§ Objective
Copy out the material below in full, but not its images.

§ Source data
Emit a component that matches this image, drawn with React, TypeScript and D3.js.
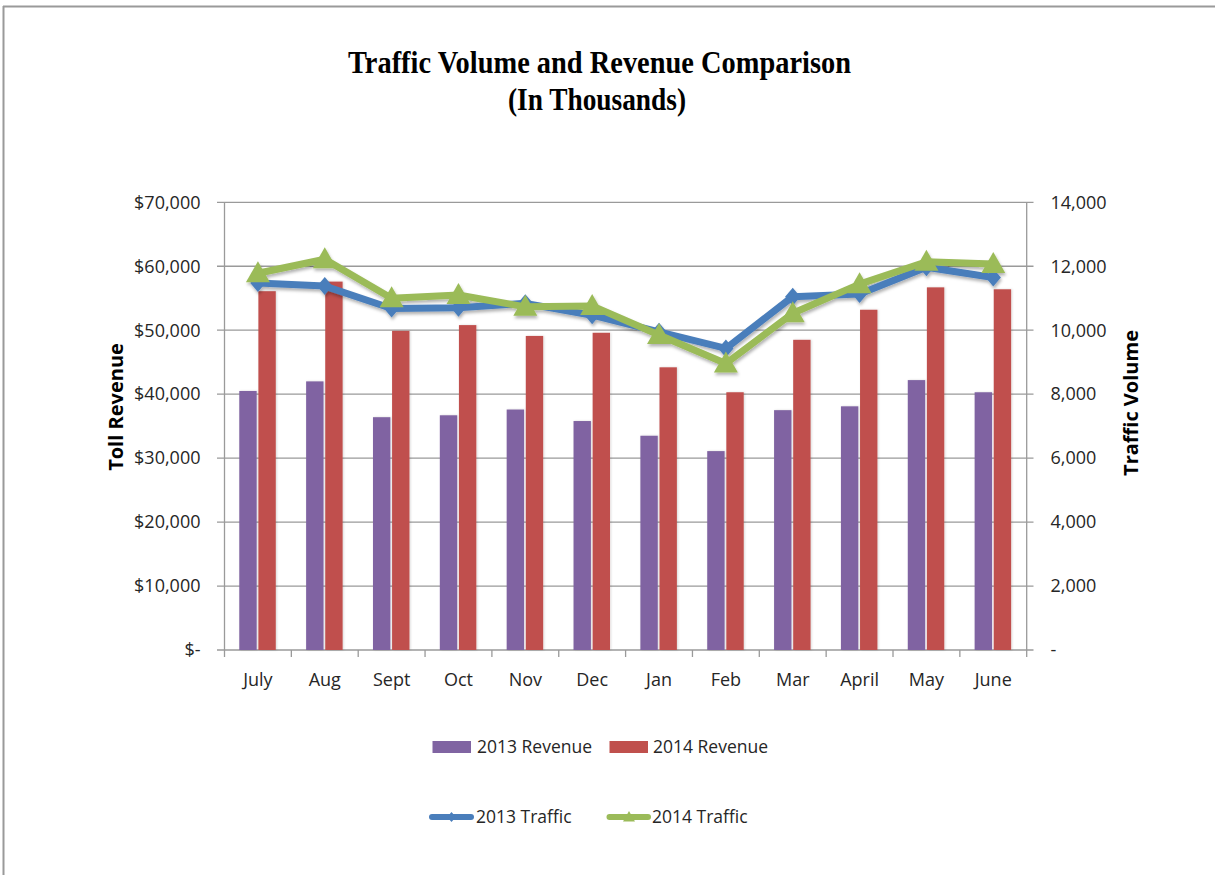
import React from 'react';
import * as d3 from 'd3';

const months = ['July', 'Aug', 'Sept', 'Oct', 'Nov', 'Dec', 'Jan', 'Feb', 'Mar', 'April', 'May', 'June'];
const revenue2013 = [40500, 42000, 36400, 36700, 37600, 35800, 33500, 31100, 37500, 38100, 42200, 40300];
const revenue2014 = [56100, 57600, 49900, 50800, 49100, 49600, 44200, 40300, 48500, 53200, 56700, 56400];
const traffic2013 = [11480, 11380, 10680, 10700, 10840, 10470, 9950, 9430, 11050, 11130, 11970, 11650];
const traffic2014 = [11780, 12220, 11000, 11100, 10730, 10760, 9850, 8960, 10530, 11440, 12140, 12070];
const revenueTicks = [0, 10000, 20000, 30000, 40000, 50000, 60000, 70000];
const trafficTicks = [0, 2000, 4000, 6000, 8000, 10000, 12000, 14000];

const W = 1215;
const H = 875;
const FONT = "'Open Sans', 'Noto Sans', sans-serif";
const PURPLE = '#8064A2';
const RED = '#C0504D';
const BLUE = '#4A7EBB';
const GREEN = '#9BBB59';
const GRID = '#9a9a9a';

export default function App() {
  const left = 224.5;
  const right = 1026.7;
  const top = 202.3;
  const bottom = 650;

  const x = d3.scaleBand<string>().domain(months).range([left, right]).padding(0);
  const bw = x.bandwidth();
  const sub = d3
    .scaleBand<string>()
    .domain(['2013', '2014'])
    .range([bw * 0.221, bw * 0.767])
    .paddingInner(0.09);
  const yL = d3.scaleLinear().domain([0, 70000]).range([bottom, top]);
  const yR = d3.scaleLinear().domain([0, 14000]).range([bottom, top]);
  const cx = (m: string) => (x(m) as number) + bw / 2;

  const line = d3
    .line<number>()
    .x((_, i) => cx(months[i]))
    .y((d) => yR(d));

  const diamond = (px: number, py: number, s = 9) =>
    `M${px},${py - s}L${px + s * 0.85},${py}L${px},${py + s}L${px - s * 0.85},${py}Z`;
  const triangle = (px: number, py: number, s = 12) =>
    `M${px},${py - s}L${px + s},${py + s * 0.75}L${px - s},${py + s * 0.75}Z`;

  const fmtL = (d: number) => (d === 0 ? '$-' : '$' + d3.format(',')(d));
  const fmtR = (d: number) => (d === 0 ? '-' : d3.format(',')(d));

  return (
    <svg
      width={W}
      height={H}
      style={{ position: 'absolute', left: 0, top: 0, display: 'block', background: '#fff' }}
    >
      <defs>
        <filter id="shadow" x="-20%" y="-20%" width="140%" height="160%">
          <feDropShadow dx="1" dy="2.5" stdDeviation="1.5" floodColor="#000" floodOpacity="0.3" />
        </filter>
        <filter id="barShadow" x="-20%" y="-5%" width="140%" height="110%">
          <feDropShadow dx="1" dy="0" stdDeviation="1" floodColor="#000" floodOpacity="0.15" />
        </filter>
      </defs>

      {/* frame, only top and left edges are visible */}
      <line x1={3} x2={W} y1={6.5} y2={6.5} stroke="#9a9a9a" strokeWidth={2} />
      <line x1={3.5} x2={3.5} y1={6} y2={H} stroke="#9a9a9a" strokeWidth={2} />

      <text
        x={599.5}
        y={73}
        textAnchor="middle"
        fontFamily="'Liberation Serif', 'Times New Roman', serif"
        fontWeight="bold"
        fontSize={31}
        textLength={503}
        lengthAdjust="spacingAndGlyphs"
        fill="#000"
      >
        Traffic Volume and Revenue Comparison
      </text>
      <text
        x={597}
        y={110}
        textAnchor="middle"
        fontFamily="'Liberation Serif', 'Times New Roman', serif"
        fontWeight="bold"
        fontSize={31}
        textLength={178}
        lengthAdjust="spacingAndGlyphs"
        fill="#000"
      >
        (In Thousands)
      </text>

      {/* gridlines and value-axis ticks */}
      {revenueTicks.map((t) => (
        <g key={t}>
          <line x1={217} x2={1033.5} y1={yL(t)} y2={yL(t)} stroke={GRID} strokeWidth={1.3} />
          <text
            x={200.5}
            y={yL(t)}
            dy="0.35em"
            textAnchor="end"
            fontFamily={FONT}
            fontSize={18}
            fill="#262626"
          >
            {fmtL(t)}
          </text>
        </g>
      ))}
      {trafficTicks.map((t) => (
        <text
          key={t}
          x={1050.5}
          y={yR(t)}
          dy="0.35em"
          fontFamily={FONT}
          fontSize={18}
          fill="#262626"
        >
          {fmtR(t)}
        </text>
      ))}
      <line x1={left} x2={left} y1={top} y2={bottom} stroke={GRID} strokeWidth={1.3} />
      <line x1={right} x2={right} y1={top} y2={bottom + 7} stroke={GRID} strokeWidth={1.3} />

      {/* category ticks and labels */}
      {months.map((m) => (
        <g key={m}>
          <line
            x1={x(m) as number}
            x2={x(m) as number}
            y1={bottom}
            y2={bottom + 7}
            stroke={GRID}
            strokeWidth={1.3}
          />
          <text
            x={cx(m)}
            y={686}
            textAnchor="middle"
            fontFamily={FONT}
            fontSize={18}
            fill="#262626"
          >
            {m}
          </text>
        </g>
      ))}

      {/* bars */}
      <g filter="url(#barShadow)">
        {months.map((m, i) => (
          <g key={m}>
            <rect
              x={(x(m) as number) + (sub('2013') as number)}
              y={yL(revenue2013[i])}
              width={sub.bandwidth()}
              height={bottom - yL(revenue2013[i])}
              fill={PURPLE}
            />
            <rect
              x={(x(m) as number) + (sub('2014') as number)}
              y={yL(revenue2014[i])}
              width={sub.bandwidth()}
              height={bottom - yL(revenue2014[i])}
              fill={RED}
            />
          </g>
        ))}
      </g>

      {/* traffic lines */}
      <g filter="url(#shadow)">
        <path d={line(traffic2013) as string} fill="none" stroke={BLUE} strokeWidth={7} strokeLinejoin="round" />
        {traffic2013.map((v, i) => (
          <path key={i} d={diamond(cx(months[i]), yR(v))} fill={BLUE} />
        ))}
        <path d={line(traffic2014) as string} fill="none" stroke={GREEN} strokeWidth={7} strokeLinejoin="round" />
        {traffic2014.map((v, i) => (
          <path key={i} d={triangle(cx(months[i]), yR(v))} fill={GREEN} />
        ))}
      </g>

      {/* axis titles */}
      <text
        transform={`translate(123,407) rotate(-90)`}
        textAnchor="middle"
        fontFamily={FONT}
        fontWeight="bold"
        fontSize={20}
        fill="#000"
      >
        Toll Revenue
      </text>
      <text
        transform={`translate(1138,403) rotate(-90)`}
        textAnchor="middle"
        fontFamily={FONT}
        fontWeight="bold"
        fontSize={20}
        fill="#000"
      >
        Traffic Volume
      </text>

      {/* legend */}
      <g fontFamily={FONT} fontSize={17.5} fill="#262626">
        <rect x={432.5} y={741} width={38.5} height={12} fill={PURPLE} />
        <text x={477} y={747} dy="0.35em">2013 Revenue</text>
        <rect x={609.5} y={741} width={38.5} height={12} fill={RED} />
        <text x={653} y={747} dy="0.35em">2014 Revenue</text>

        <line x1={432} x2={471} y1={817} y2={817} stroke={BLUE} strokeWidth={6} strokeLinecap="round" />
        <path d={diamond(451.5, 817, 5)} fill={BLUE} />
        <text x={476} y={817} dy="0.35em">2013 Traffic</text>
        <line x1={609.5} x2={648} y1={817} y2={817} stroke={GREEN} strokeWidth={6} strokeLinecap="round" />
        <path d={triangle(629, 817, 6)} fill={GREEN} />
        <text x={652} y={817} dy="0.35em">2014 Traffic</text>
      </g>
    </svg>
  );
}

§ Worked answer
Emit a component that matches this image, drawn with React, TypeScript and D3.js.
import React from 'react';
import * as d3 from 'd3';

const months = ['July', 'Aug', 'Sept', 'Oct', 'Nov', 'Dec', 'Jan', 'Feb', 'Mar', 'April', 'May', 'June'];
const revenue2013 = [40500, 42000, 36400, 36700, 37600, 35800, 33500, 31100, 37500, 38100, 42200, 40300];
const revenue2014 = [56100, 57600, 49900, 50800, 49100, 49600, 44200, 40300, 48500, 53200, 56700, 56400];
const traffic2013 = [11480, 11380, 10680, 10700, 10840, 10470, 9950, 9430, 11050, 11130, 11970, 11650];
const traffic2014 = [11780, 12220, 11000, 11100, 10730, 10760, 9850, 8960, 10530, 11440, 12140, 12070];
const revenueTicks = [0, 10000, 20000, 30000, 40000, 50000, 60000, 70000];
const trafficTicks = [0, 2000, 4000, 6000, 8000, 10000, 12000, 14000];

const W = 1215;
const H = 875;
const FONT = "'Open Sans', 'Noto Sans', sans-serif";
const PURPLE = '#8064A2';
const RED = '#C0504D';
const BLUE = '#4A7EBB';
const GREEN = '#9BBB59';
const GRID = '#9a9a9a';

export default function App() {
  const left = 224.5;
  const right = 1026.7;
  const top = 202.3;
  const bottom = 650;

  const x = d3.scaleBand<string>().domain(months).range([left, right]).padding(0);
  const bw = x.bandwidth();
  const sub = d3
    .scaleBand<string>()
    .domain(['2013', '2014'])
    .range([bw * 0.221, bw * 0.767])
    .paddingInner(0.09);
  const yL = d3.scaleLinear().domain([0, 70000]).range([bottom, top]);
  const yR = d3.scaleLinear().domain([0, 14000]).range([bottom, top]);
  const cx = (m: string) => (x(m) as number) + bw / 2;

  const line = d3
    .line<number>()
    .x((_, i) => cx(months[i]))
    .y((d) => yR(d));

  const diamond = (px: number, py: number, s = 9) =>
    `M${px},${py - s}L${px + s * 0.85},${py}L${px},${py + s}L${px - s * 0.85},${py}Z`;
  const triangle = (px: number, py: number, s = 12) =>
    `M${px},${py - s}L${px + s},${py + s * 0.75}L${px - s},${py + s * 0.75}Z`;

  const fmtL = (d: number) => (d === 0 ? '$-' : '$' + d3.format(',')(d));
  const fmtR = (d: number) => (d === 0 ? '-' : d3.format(',')(d));

  return (
    <svg
      width={W}
      height={H}
      style={{ position: 'absolute', left: 0, top: 0, display: 'block', background: '#fff' }}
    >
      <defs>
        <filter id="shadow" x="-20%" y="-20%" width="140%" height="160%">
          <feDropShadow dx="1" dy="2.5" stdDeviation="1.5" floodColor="#000" floodOpacity="0.3" />
        </filter>
        <filter id="barShadow" x="-20%" y="-5%" width="140%" height="110%">
          <feDropShadow dx="1" dy="0" stdDeviation="1" floodColor="#000" floodOpacity="0.15" />
        </filter>
      </defs>

      {/* frame, only top and left edges are visible */}
      <line x1={3} x2={W} y1={6.5} y2={6.5} stroke="#9a9a9a" strokeWidth={2} />
      <line x1={3.5} x2={3.5} y1={6} y2={H} stroke="#9a9a9a" strokeWidth={2} />

      <text
        x={599.5}
        y={73}
        textAnchor="middle"
        fontFamily="'Liberation Serif', 'Times New Roman', serif"
        fontWeight="bold"
        fontSize={31}
        textLength={503}
        lengthAdjust="spacingAndGlyphs"
        fill="#000"
      >
        Traffic Volume and Revenue Comparison
      </text>
      <text
        x={597}
        y={110}
        textAnchor="middle"
        fontFamily="'Liberation Serif', 'Times New Roman', serif"
        fontWeight="bold"
        fontSize={31}
        textLength={178}
        lengthAdjust="spacingAndGlyphs"
        fill="#000"
      >
        (In Thousands)
      </text>

      {/* gridlines and value-axis ticks */}
      {revenueTicks.map((t) => (
        <g key={t}>
          <line x1={217} x2={1033.5} y1={yL(t)} y2={yL(t)} stroke={GRID} strokeWidth={1.3} />
          <text
            x={200.5}
            y={yL(t)}
            dy="0.35em"
            textAnchor="end"
            fontFamily={FONT}
            fontSize={18}
            fill="#262626"
          >
            {fmtL(t)}
          </text>
        </g>
      ))}
      {trafficTicks.map((t) => (
        <text
          key={t}
          x={1050.5}
          y={yR(t)}
          dy="0.35em"
          fontFamily={FONT}
          fontSize={18}
          fill="#262626"
        >
          {fmtR(t)}
        </text>
      ))}
      <line x1={left} x2={left} y1={top} y2={bottom} stroke={GRID} strokeWidth={1.3} />
      <line x1={right} x2={right} y1={top} y2={bottom + 7} stroke={GRID} strokeWidth={1.3} />

      {/* category ticks and labels */}
      {months.map((m) => (
        <g key={m}>
          <line
            x1={x(m) as number}
            x2={x(m) as number}
            y1={bottom}
            y2={bottom + 7}
            stroke={GRID}
            strokeWidth={1.3}
          />
          <text
            x={cx(m)}
            y={686}
            textAnchor="middle"
            fontFamily={FONT}
            fontSize={18}
            fill="#262626"
          >
            {m}
          </text>
        </g>
      ))}

      {/* bars */}
      <g filter="url(#barShadow)">
        {months.map((m, i) => (
          <g key={m}>
            <rect
              x={(x(m) as number) + (sub('2013') as number)}
              y={yL(revenue2013[i])}
              width={sub.bandwidth()}
              height={bottom - yL(revenue2013[i])}
              fill={PURPLE}
            />
            <rect
              x={(x(m) as number) + (sub('2014') as number)}
              y={yL(revenue2014[i])}
              width={sub.bandwidth()}
              height={bottom - yL(revenue2014[i])}
              fill={RED}
            />
          </g>
        ))}
      </g>

      {/* traffic lines */}
      <g filter="url(#shadow)">
        <path d={line(traffic2013) as string} fill="none" stroke={BLUE} strokeWidth={7} strokeLinejoin="round" />
        {traffic2013.map((v, i) => (
          <path key={i} d={diamond(cx(months[i]), yR(v))} fill={BLUE} />
        ))}
        <path d={line(traffic2014) as string} fill="none" stroke={GREEN} strokeWidth={7} strokeLinejoin="round" />
        {traffic2014.map((v, i) => (
          <path key={i} d={triangle(cx(months[i]), yR(v))} fill={GREEN} />
        ))}
      </g>

      {/* axis titles */}
      <text
        transform={`translate(123,407) rotate(-90)`}
        textAnchor="middle"
        fontFamily={FONT}
        fontWeight="bold"
        fontSize={20}
        fill="#000"
      >
        Toll Revenue
      </text>
      <text
        transform={`translate(1138,403) rotate(-90)`}
        textAnchor="middle"
        fontFamily={FONT}
        fontWeight="bold"
        fontSize={20}
        fill="#000"
      >
        Traffic Volume
      </text>

      {/* legend */}
      <g fontFamily={FONT} fontSize={17.5} fill="#262626">
        <rect x={432.5} y={741} width={38.5} height={12} fill={PURPLE} />
        <text x={477} y={747} dy="0.35em">2013 Revenue</text>
        <rect x={609.5} y={741} width={38.5} height={12} fill={RED} />
        <text x={653} y={747} dy="0.35em">2014 Revenue</text>

        <line x1={432} x2={471} y1={817} y2={817} stroke={BLUE} strokeWidth={6} strokeLinecap="round" />
        <path d={diamond(451.5, 817, 5)} fill={BLUE} />
        <text x={476} y={817} dy="0.35em">2013 Traffic</text>
        <line x1={609.5} x2={648} y1={817} y2={817} stroke={GREEN} strokeWidth={6} strokeLinecap="round" />
        <path d={triangle(629, 817, 6)} fill={GREEN} />
        <text x={652} y={817} dy="0.35em">2014 Traffic</text>
      </g>
    </svg>
  );
}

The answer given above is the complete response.